New permanent exhibition
MUKS Museum Kultur & Spiel Riehen

“Museum Kultur & Spiel Riehen MUKS” is the new name of the former toy, village, and vineyard museum, which now directs the institution’s focus onto people and their actions. The precious toy collection and Riehen’s village history are newly accessible to interested visitors in a diverse and entertaining way.

The room “Connecting” is centered on the different groups and associations in Riehen. In addition to the photographs and text panels, a monitor shows a film in a continuous loop about the Banntag, the day on which the municipal boundary is walked together annually.
On the walls of the room dedicated to “remembering” hang photographs of various Riehen residents. Their individual memories can be listened to by entering a number on an audio guide. Tweaklab configured and recorded the audio guides.
On the touch screen application “How would I like to live?” in the room “Building”, visitors can define their idea of their own living space in a playful and graphically intriguing way: In what type of house? With which flatmates? In which neighborhood in Riehen? As a finale, a poster with one’s own living profile is generated, which can be sent to one’s email address.
Another important area of life, “working”, is also portrayed on a touch screen. Users can select various little cards with questions like “Who or what do you want to work with?”, and drag them into a digital box. At the end, users again receive a collage of their individual ideas about work, which can also be emailed to them.
For these two stations Tweaklab was responsible for the media planning, the interactive concept, and the programming.
In another room, the theme is “growing”. As soon as visitors step in front of a vertical projection, their cast shadow appears on a screen. When the person then assumes various suggested poses, the shadow transforms into various figures such as a crocodile or a skeleton.
This transformation is accompanied by facts about growing. The installation consists of a computer and a camera.
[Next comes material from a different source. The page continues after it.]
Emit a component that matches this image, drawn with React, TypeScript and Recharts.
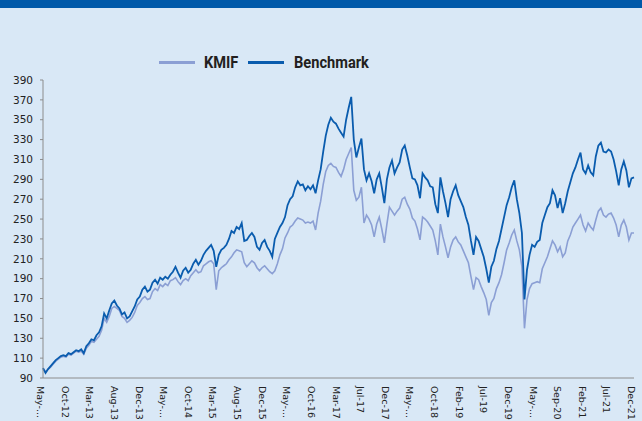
import React from 'react';
import { LineChart, Line, XAxis, YAxis, Legend } from 'recharts';

// half-month readings, May-12 .. Dec-21
const kmif = [
  100, 96, 99, 101, 104, 107, 109, 111, 112, 111, 114, 113, 115, 117, 116, 117, 114, 120, 123, 127,
  126, 129, 132, 138, 150, 146, 152, 160, 162, 160, 158, 152, 150, 146, 148, 151, 156, 163, 166, 170,
  172, 169, 170, 177, 180, 178, 184, 182, 185, 183, 188, 189, 191, 187, 184, 188, 190, 188, 193, 196,
  199, 196, 197, 203, 205, 207, 208, 205, 179, 198, 201, 203, 205, 209, 212, 216, 219, 218, 217, 206,
  202, 205, 208, 206, 201, 198, 201, 203, 200, 197, 195, 198, 205, 214, 220, 231, 236, 242, 244, 248,
  251, 250, 249, 246, 247, 246, 248, 239, 256, 268, 285, 298, 304, 306, 303, 302, 297, 293, 300, 310,
  316, 322, 279, 269, 272, 282, 246, 254, 250, 244, 232, 245, 252, 240, 226, 245, 262, 258, 254, 258,
  261, 270, 272, 265, 260, 251, 248, 240, 229, 252, 250, 247, 243, 239, 228, 214, 245, 232, 222, 211,
  222, 229, 232, 227, 224, 218, 212, 206, 192, 179, 191, 189, 182, 176, 169, 153, 166, 170, 180, 186,
  194, 206, 219, 226, 234, 239, 228, 219, 202, 140, 169, 180, 185, 186, 187, 186, 200, 206, 212, 220,
  228, 224, 217, 222, 212, 216, 228, 234, 242, 246, 250, 254, 244, 238, 246, 242, 239, 249, 258, 261,
  254, 252, 255, 256, 251, 244, 232, 244, 249, 242, 229, 236, 236,
];

const benchmark = [
  100, 95, 99, 102, 105, 108, 110, 112, 113, 112, 115, 114, 116, 118, 117, 119, 115, 122, 125, 129,
  128, 133, 136, 142, 155, 150, 158, 165, 168, 163, 160, 154, 156, 150, 152, 157, 162, 169, 172, 179,
  182, 177, 179, 186, 189, 185, 191, 189, 192, 190, 194, 197, 202, 196, 191, 198, 201, 196, 199, 205,
  209, 204, 208, 214, 218, 221, 224, 218, 202, 214, 219, 221, 224, 230, 238, 236, 242, 240, 246, 228,
  229, 233, 236, 232, 222, 219, 226, 229, 222, 218, 212, 230, 236, 242, 246, 252, 264, 270, 273, 282,
  288, 284, 285, 279, 283, 280, 284, 276, 289, 300, 318, 334, 345, 352, 348, 346, 341, 337, 333, 350,
  362, 373, 330, 312, 322, 331, 300, 289, 296, 288, 276, 290, 296, 282, 266, 290, 302, 309, 296, 302,
  307, 320, 324, 314, 302, 291, 290, 284, 271, 296, 292, 289, 283, 282, 265, 256, 292, 278, 266, 252,
  270, 278, 284, 274, 268, 262, 252, 244, 228, 214, 232, 228, 220, 212, 200, 186, 202, 208, 220, 228,
  240, 252, 264, 272, 282, 289, 270, 256, 236, 169, 199, 214, 224, 222, 227, 229, 246, 254, 262, 266,
  279, 274, 261, 271, 256, 266, 278, 287, 296, 302, 310, 317, 300, 296, 304, 297, 294, 313, 324, 327,
  318, 317, 320, 318, 310, 298, 284, 300, 308, 299, 282, 291, 292,
];

const seriesNames = ['KMIF', 'Benchmark'];

const tickLabels = [
  'May-...', 'Oct-12', 'Mar-13', 'Aug-13', 'Dec-13', 'May-...', 'Oct-14', 'Mar-15', 'Aug-15',
  'Dec-15', 'May-...', 'Oct-16', 'Mar-17', 'Jul-17', 'Dec-17', 'May-...', 'Oct-18', 'Feb-19',
  'Jul-19', 'Dec-19', 'May-...', 'Sep-20', 'Feb-21', 'Jul-21', 'Dec-21',
];

const yTicks = [90, 110, 130, 150, 170, 190, 210, 230, 250, 270, 290, 310, 330, 350, 370, 390];

const MONTHS = 116;
const data = kmif.map((v, i) => ({ t: i / 2, kmif: v, benchmark: benchmark[i] }));
const xTicks = tickLabels.map((_, i) => (i * MONTHS) / (tickLabels.length - 1));

const BG = '#d9e8f6';

function DateTick(props: any) {
  const { x, y, index } = props;
  const tx = x - 6;
  const ty = y;
  return (
    <text
      x={tx}
      y={ty}
      transform={`rotate(90 ${tx} ${ty})`}
      textAnchor="start"
      fontSize={9.5}
      fontFamily="DejaVu Sans, Verdana, sans-serif"
      fill="#222"
    >
      {tickLabels[index]}
    </text>
  );
}

function LegendBox(props: any) {
  const items = [...(props.payload || [])].sort(
    (a: any, b: any) => seriesNames.indexOf(a.value) - seriesNames.indexOf(b.value)
  );
  const textWidths = [32, 80];
  return (
    <div style={{ display: 'flex', alignItems: 'center', height: 24, paddingLeft: 159 }}>
      {items.map((it: any, i: number) => (
        <div key={i} style={{ display: 'flex', alignItems: 'center', marginRight: 12 }}>
          <div style={{ width: 36, height: 3, background: it.color, marginRight: i === 0 ? 9 : 10 }} />
          <div style={{ width: textWidths[i], whiteSpace: 'nowrap' }}>
            <span
              style={{
                display: 'inline-block',
                transform: 'scaleX(0.86)',
                transformOrigin: 'left center',
                fontFamily: 'Roboto, sans-serif',
                fontWeight: 700,
                fontSize: 17,
                color: '#231f20',
              }}
            >
              {it.value}
            </span>
          </div>
        </div>
      ))}
    </div>
  );
}

export default function App() {
  return (
    <div style={{ position: 'absolute', left: 0, top: 0, width: 642, height: 421, background: BG }}>
      <div style={{ position: 'absolute', left: 0, top: 0, width: 642, height: 8, background: '#0059a9' }} />
      <LineChart width={642} height={421} data={data} margin={{ top: 80, right: 8, bottom: 0, left: 0 }}>
        <XAxis
          type="number"
          dataKey="t"
          domain={[0, MONTHS]}
          ticks={xTicks}
          interval={0}
          tickLine={false}
          height={43}
          stroke="#8c8c8c"
          tick={<DateTick />}
        />
        <YAxis
          type="number"
          domain={[90, 390]}
          ticks={yTicks}
          interval={0}
          width={43}
          tickSize={3}
          tickMargin={7}
          stroke="#8c8c8c"
          tick={{ fontSize: 10.5, fill: '#222', fontFamily: 'DejaVu Sans, Verdana, sans-serif' }}
        />
        <Legend
          verticalAlign="middle"
          align="center"
          layout="horizontal"
          wrapperStyle={{ top: 50, left: 0, width: 642 }}
          content={<LegendBox />}
        />
        <Line
          type="linear"
          dataKey="kmif"
          name="KMIF"
          stroke="#8b9fd4"
          strokeWidth={1.6}
          dot={false}
          isAnimationActive={false}
        />
        <Line
          type="linear"
          dataKey="benchmark"
          name="Benchmark"
          stroke="#0a5cae"
          strokeWidth={1.8}
          dot={false}
          isAnimationActive={false}
        />
      </LineChart>
    </div>
  );
}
The image of the camera is analyzed with Openpose (Deeplearning). The resulting gestures and outlines of the person in front of the camera are then playfully composed. Tweaklab did the media planning, programming, and animation for this installation.
In “Shapes” the visitors can become active themselves: with different materials like figurines, stones, screws, etc. a picture can be arranged, which can then be photographed with a webcam and sent one’s email, as well as broadcast on the monitor in the room “Collections”.
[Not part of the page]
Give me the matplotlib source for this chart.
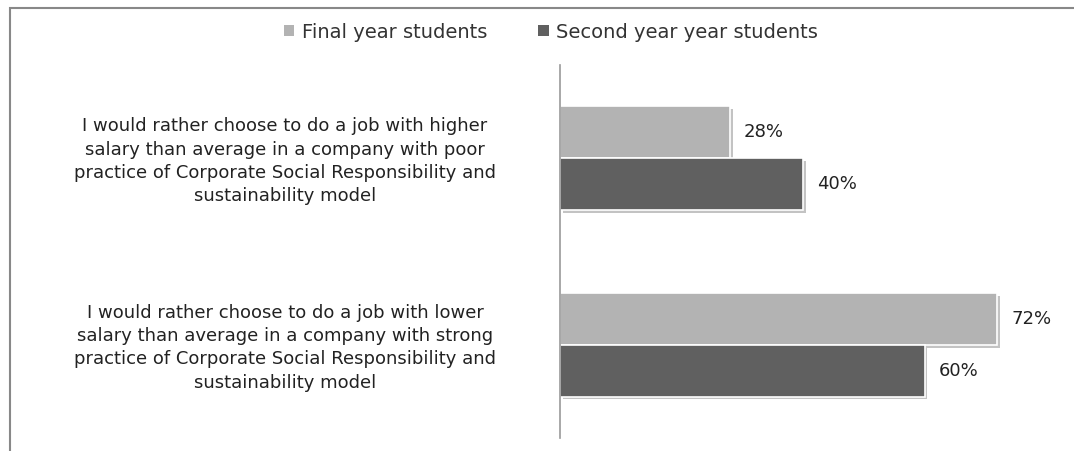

The topic “Collecting”, located in the lower basement, showcases boxes containing private collecting passions, such as Barbies, wine labels or even PEZ figures. Tweaklab has installed a rolling screen with a projector and a sound system, so the room can also be used for presentations.
The centerpiece of the “storytelling” room are display cases in which exhibits on various themes are arranged. The explanatory texts for the collection items can be accessed via Tweaklab handsets.
In the “Living” room, everyday objects are humorously presented in the form of media: a video about brushing one’s teeth is accompanied by the soundtrack from a shower head; the story about a tin can is heard from a corresponding tin can; a screen is integrated into a soup bowl, on which an alphabet soup repeatedly forms new words; and when one takes the receiver off a telephone, you hear children telling their favorite jokes.
In the production on “Dreams” one can immerse oneself in the dream worlds of children, which were translated into landscapes and sound together with the museum staff. The installation of the speakers was done by Tweaklab.
Audio stations are distributed throughout the museum where visitors can learn about the life and work of Johann Rudolf Wettstein – the man who gave the building its name. These are realized with Tweaklab handsets, where the sound file starts when the listener picks up the handset.

Tweaklab was responsible for the media planning, programming and installation of the media stations in the exhibition.